Start of Listed records

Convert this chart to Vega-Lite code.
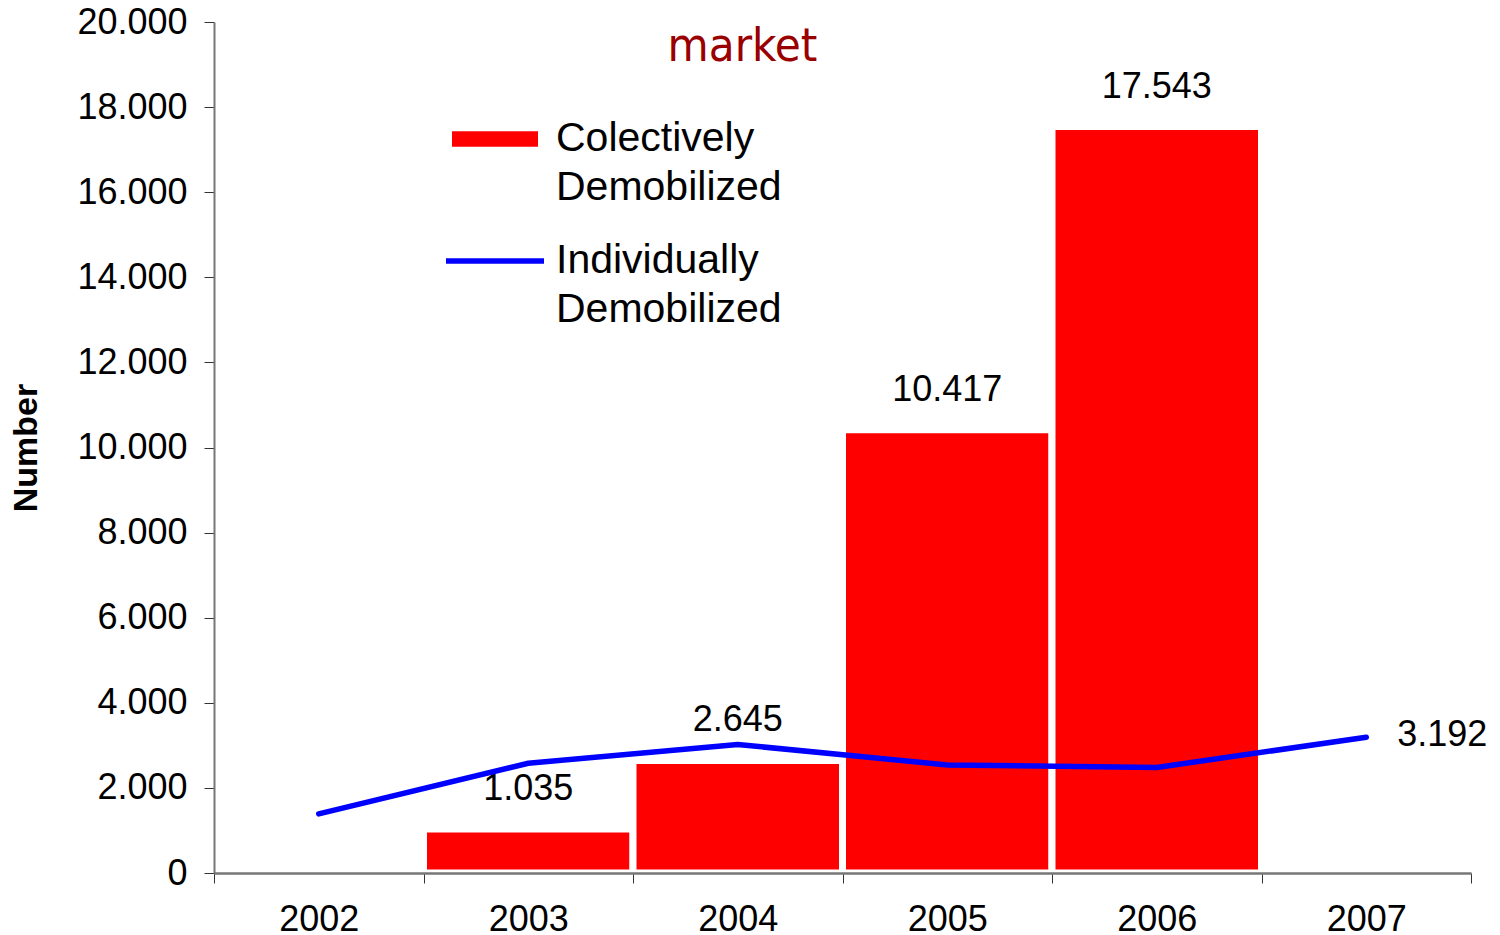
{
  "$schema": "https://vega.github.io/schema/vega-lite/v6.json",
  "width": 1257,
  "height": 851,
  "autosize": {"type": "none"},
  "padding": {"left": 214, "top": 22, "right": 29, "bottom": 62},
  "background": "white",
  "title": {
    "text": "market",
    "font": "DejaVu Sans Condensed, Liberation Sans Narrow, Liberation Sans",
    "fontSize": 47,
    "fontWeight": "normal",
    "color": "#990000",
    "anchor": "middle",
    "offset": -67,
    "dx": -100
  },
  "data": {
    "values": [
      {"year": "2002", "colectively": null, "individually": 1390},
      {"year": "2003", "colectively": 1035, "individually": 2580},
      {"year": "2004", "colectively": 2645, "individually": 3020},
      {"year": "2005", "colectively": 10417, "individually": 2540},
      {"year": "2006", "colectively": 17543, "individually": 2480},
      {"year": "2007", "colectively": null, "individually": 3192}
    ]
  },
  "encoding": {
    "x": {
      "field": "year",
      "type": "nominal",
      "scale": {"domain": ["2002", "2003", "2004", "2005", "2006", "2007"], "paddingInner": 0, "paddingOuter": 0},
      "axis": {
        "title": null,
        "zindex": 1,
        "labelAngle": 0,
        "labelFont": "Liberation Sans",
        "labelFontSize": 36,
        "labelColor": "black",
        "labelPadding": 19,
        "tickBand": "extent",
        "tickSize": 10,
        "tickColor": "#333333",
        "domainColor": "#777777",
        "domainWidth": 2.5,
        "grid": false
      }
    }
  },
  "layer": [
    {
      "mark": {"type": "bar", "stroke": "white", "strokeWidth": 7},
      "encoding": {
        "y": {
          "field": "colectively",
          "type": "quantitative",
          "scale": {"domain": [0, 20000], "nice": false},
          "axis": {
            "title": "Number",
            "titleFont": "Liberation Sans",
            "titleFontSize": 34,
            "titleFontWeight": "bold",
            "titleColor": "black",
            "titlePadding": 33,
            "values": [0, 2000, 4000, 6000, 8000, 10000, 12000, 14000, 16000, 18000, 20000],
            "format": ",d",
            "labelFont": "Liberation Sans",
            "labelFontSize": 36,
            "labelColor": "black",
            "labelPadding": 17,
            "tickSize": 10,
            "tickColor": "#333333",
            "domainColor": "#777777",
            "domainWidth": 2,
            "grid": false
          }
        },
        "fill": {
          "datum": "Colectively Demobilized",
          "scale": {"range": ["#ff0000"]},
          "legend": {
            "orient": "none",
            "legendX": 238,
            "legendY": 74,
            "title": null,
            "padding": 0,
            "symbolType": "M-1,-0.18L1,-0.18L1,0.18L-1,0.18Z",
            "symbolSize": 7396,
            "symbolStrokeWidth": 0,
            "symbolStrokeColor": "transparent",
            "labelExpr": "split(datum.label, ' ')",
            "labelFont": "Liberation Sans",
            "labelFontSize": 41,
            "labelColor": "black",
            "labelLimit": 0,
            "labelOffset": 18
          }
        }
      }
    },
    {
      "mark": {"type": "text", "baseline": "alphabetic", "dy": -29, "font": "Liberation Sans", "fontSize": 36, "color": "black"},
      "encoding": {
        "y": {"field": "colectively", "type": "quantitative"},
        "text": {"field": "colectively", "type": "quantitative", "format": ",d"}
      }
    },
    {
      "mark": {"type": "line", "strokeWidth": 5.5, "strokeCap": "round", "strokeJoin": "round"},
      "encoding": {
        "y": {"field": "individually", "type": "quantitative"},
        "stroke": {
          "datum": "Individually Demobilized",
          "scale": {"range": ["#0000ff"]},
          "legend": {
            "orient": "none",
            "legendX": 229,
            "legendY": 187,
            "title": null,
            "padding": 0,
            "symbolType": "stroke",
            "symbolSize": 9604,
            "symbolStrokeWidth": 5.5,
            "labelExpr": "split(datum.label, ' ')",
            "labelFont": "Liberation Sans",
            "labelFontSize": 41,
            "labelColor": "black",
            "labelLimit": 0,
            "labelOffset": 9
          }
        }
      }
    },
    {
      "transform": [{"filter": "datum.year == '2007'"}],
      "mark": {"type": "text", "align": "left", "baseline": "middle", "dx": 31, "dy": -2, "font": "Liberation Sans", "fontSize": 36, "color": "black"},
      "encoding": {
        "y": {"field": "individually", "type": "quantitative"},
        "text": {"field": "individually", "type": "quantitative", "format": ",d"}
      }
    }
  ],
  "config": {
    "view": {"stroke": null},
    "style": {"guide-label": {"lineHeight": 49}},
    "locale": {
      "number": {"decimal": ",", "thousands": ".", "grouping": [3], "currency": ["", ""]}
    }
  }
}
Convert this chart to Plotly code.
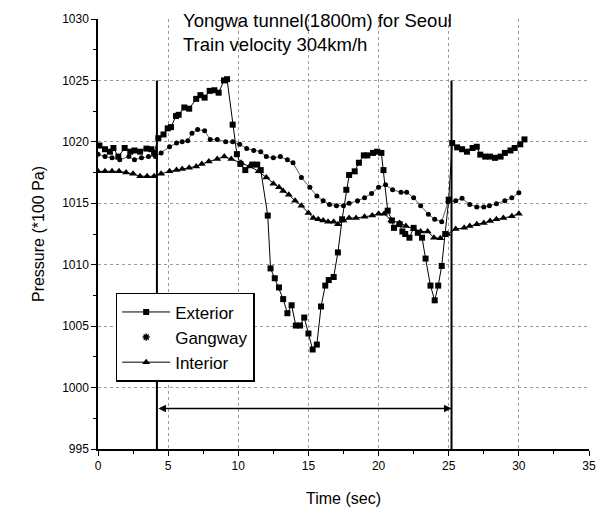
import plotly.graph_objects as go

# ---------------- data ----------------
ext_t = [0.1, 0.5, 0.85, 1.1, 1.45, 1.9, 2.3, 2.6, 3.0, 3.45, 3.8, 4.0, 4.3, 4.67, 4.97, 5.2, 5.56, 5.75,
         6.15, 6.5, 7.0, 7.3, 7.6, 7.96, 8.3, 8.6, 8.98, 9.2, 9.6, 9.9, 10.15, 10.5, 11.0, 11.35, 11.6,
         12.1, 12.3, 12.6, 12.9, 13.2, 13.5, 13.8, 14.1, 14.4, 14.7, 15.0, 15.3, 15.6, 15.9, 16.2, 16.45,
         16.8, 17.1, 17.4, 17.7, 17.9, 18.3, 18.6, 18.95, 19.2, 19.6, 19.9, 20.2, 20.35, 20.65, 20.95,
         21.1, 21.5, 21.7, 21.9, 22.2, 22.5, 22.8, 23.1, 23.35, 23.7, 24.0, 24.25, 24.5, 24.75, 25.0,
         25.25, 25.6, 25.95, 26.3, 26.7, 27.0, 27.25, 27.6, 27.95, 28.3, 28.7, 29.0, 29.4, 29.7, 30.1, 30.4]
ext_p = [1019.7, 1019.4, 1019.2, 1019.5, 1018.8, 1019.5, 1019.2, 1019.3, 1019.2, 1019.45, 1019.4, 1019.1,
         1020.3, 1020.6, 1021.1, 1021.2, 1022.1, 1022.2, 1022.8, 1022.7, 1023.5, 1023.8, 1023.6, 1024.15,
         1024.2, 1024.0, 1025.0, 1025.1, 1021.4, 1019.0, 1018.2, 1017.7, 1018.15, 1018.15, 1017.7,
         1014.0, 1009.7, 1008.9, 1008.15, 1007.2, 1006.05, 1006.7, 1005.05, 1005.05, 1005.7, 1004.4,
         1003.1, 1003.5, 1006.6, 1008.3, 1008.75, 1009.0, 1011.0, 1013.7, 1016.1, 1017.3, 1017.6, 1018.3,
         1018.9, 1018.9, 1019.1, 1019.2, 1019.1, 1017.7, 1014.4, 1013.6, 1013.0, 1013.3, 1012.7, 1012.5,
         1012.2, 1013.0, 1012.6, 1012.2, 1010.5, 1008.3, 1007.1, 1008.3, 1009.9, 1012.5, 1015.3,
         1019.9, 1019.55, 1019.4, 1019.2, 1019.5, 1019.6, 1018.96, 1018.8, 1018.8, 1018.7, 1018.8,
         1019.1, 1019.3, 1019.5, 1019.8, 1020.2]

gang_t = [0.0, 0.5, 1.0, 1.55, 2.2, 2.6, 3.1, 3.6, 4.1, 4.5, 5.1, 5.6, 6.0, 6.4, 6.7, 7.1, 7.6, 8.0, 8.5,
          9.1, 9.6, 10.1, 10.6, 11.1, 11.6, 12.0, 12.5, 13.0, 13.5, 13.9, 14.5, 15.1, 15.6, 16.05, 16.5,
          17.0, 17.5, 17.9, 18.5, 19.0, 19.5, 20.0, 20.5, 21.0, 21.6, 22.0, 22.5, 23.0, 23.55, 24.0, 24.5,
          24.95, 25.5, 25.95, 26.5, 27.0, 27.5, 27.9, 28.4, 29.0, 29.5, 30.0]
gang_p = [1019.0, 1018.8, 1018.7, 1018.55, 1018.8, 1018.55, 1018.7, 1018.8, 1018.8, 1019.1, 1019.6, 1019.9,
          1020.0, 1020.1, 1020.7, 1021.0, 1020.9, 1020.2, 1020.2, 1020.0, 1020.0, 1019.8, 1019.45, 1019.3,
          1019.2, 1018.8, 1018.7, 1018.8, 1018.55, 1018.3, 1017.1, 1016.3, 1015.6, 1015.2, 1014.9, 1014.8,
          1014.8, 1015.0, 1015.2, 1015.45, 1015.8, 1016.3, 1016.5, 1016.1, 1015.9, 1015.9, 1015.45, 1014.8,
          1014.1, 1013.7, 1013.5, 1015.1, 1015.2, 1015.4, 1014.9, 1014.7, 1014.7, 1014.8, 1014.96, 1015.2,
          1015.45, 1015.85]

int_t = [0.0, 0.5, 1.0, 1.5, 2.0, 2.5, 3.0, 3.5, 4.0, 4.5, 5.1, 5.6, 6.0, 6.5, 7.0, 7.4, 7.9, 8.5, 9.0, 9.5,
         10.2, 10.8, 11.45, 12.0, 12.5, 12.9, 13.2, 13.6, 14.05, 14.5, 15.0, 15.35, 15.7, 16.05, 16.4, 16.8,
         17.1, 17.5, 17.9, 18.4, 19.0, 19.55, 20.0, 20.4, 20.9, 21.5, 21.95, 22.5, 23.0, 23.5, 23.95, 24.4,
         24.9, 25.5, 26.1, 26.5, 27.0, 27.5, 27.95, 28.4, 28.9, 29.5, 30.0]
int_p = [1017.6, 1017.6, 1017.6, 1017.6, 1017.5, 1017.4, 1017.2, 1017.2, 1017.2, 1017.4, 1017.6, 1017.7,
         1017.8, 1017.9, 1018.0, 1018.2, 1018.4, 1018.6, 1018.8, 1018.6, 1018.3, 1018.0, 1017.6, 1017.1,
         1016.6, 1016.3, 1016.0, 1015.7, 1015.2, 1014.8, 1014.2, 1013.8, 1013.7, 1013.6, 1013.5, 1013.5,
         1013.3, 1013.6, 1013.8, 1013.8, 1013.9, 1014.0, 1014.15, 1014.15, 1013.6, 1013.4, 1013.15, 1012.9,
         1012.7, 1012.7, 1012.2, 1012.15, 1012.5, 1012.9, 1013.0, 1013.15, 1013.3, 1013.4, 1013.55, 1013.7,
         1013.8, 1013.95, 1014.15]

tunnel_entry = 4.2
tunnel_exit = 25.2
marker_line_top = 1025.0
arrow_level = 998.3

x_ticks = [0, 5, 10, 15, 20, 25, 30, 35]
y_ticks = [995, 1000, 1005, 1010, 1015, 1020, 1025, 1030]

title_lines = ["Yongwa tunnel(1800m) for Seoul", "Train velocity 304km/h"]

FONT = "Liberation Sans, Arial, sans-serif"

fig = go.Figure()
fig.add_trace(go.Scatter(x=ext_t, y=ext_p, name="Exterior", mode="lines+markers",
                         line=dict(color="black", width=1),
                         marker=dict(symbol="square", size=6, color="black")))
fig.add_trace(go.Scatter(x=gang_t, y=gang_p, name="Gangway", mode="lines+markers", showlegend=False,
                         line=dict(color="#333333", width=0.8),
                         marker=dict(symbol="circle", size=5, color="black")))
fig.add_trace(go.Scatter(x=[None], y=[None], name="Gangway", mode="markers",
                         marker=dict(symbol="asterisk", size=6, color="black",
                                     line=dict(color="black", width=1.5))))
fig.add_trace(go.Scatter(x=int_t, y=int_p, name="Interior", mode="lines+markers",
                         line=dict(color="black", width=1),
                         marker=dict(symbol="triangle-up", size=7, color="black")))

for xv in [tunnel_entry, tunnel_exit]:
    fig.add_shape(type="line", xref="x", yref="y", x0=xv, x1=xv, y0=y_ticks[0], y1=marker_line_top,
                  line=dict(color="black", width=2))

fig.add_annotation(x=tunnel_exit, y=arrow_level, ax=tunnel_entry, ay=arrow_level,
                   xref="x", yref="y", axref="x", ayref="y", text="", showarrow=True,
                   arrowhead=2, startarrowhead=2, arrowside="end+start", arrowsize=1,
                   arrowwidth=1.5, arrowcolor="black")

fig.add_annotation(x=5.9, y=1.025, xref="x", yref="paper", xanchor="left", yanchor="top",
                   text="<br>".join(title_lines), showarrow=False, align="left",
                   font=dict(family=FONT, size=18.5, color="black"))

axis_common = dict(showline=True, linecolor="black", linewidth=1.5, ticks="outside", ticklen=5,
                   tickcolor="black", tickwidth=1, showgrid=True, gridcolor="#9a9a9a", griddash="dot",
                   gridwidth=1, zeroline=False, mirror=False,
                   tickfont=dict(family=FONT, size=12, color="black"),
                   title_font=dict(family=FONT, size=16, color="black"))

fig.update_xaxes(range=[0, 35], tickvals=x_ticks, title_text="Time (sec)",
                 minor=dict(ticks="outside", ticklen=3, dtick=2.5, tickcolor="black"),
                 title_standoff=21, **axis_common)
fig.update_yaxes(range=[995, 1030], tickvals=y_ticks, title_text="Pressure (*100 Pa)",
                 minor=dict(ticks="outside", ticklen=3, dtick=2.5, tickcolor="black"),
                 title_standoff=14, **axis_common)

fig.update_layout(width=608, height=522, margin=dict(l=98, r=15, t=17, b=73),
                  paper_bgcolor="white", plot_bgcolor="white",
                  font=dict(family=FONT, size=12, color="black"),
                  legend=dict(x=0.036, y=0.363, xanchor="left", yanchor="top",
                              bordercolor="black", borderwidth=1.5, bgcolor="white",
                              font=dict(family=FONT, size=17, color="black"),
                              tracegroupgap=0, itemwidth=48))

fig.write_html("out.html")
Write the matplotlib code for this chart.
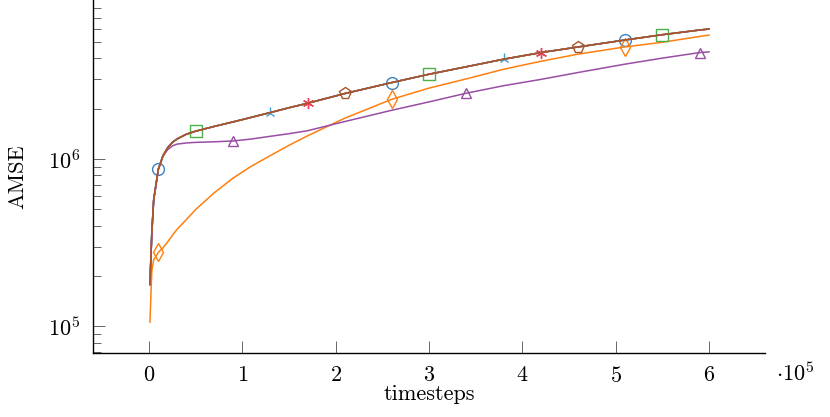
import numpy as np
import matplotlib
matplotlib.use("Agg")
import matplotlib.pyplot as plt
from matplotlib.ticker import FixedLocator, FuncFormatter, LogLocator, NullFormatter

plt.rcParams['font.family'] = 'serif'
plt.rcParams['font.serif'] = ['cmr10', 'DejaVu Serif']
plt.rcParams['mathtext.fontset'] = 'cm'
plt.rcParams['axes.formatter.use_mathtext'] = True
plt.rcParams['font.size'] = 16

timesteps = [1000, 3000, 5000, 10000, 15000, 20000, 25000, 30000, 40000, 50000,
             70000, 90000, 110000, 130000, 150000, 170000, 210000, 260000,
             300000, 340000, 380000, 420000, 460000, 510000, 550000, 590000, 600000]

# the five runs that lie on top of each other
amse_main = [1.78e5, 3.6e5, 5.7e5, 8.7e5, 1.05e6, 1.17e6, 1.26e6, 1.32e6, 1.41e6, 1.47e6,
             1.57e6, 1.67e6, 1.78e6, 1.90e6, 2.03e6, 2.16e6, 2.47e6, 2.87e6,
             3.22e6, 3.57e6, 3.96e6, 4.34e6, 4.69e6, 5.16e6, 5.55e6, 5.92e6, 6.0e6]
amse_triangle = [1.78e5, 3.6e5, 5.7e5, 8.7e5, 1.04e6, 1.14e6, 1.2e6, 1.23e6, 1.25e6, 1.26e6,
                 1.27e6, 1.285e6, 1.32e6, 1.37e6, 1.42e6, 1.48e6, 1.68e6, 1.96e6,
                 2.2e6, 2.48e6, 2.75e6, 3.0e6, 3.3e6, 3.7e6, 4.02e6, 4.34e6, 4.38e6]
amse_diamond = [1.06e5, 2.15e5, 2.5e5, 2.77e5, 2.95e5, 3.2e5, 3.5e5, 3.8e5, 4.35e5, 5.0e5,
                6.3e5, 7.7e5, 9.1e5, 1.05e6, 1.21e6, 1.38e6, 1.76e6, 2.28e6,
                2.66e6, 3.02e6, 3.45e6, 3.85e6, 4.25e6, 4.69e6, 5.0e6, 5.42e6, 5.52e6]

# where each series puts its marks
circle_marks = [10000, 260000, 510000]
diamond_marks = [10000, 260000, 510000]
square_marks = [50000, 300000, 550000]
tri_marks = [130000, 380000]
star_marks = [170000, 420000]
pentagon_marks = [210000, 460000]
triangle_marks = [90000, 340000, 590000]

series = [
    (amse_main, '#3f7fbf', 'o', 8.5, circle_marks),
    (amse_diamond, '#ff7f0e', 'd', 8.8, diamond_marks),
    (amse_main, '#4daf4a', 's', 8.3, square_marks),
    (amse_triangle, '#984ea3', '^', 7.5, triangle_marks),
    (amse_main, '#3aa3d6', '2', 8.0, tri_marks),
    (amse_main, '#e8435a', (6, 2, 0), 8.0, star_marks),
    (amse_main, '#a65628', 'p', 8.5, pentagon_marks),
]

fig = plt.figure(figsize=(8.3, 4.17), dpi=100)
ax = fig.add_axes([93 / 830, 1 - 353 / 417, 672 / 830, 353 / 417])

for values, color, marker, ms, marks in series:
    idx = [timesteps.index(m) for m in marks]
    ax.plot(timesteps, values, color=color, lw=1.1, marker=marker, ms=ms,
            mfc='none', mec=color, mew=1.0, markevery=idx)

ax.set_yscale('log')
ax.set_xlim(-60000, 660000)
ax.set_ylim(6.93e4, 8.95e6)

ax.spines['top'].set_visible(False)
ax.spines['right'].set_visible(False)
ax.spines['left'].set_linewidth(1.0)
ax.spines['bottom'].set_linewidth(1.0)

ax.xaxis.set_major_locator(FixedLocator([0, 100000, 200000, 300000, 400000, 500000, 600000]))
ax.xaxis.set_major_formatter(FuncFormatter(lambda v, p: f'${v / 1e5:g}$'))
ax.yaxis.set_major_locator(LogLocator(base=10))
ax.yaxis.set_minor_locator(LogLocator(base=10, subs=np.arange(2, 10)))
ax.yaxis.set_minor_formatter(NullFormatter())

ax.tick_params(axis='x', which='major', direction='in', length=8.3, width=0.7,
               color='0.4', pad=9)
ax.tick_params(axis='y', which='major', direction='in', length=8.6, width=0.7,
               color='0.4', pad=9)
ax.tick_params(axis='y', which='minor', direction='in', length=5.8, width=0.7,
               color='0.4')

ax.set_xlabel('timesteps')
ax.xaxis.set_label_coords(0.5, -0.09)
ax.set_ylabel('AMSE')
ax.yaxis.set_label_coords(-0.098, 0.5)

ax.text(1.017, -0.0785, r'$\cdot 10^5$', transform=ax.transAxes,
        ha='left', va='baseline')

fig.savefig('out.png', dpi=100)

End of Listed records

> Request:
In the listing above, find the line containing "Write the matplotlib code for this chart." and the line containing "triangle_marks = [90000, 340000, 590000]", then return both of them and every line between, exactly, without pictures.

> Exercise result:
Write the matplotlib code for this chart.
import numpy as np
import matplotlib
matplotlib.use("Agg")
import matplotlib.pyplot as plt
from matplotlib.ticker import FixedLocator, FuncFormatter, LogLocator, NullFormatter

plt.rcParams['font.family'] = 'serif'
plt.rcParams['font.serif'] = ['cmr10', 'DejaVu Serif']
plt.rcParams['mathtext.fontset'] = 'cm'
plt.rcParams['axes.formatter.use_mathtext'] = True
plt.rcParams['font.size'] = 16

timesteps = [1000, 3000, 5000, 10000, 15000, 20000, 25000, 30000, 40000, 50000,
             70000, 90000, 110000, 130000, 150000, 170000, 210000, 260000,
             300000, 340000, 380000, 420000, 460000, 510000, 550000, 590000, 600000]

# the five runs that lie on top of each other
amse_main = [1.78e5, 3.6e5, 5.7e5, 8.7e5, 1.05e6, 1.17e6, 1.26e6, 1.32e6, 1.41e6, 1.47e6,
             1.57e6, 1.67e6, 1.78e6, 1.90e6, 2.03e6, 2.16e6, 2.47e6, 2.87e6,
             3.22e6, 3.57e6, 3.96e6, 4.34e6, 4.69e6, 5.16e6, 5.55e6, 5.92e6, 6.0e6]
amse_triangle = [1.78e5, 3.6e5, 5.7e5, 8.7e5, 1.04e6, 1.14e6, 1.2e6, 1.23e6, 1.25e6, 1.26e6,
                 1.27e6, 1.285e6, 1.32e6, 1.37e6, 1.42e6, 1.48e6, 1.68e6, 1.96e6,
                 2.2e6, 2.48e6, 2.75e6, 3.0e6, 3.3e6, 3.7e6, 4.02e6, 4.34e6, 4.38e6]
amse_diamond = [1.06e5, 2.15e5, 2.5e5, 2.77e5, 2.95e5, 3.2e5, 3.5e5, 3.8e5, 4.35e5, 5.0e5,
                6.3e5, 7.7e5, 9.1e5, 1.05e6, 1.21e6, 1.38e6, 1.76e6, 2.28e6,
                2.66e6, 3.02e6, 3.45e6, 3.85e6, 4.25e6, 4.69e6, 5.0e6, 5.42e6, 5.52e6]

# where each series puts its marks
circle_marks = [10000, 260000, 510000]
diamond_marks = [10000, 260000, 510000]
square_marks = [50000, 300000, 550000]
tri_marks = [130000, 380000]
star_marks = [170000, 420000]
pentagon_marks = [210000, 460000]
triangle_marks = [90000, 340000, 590000]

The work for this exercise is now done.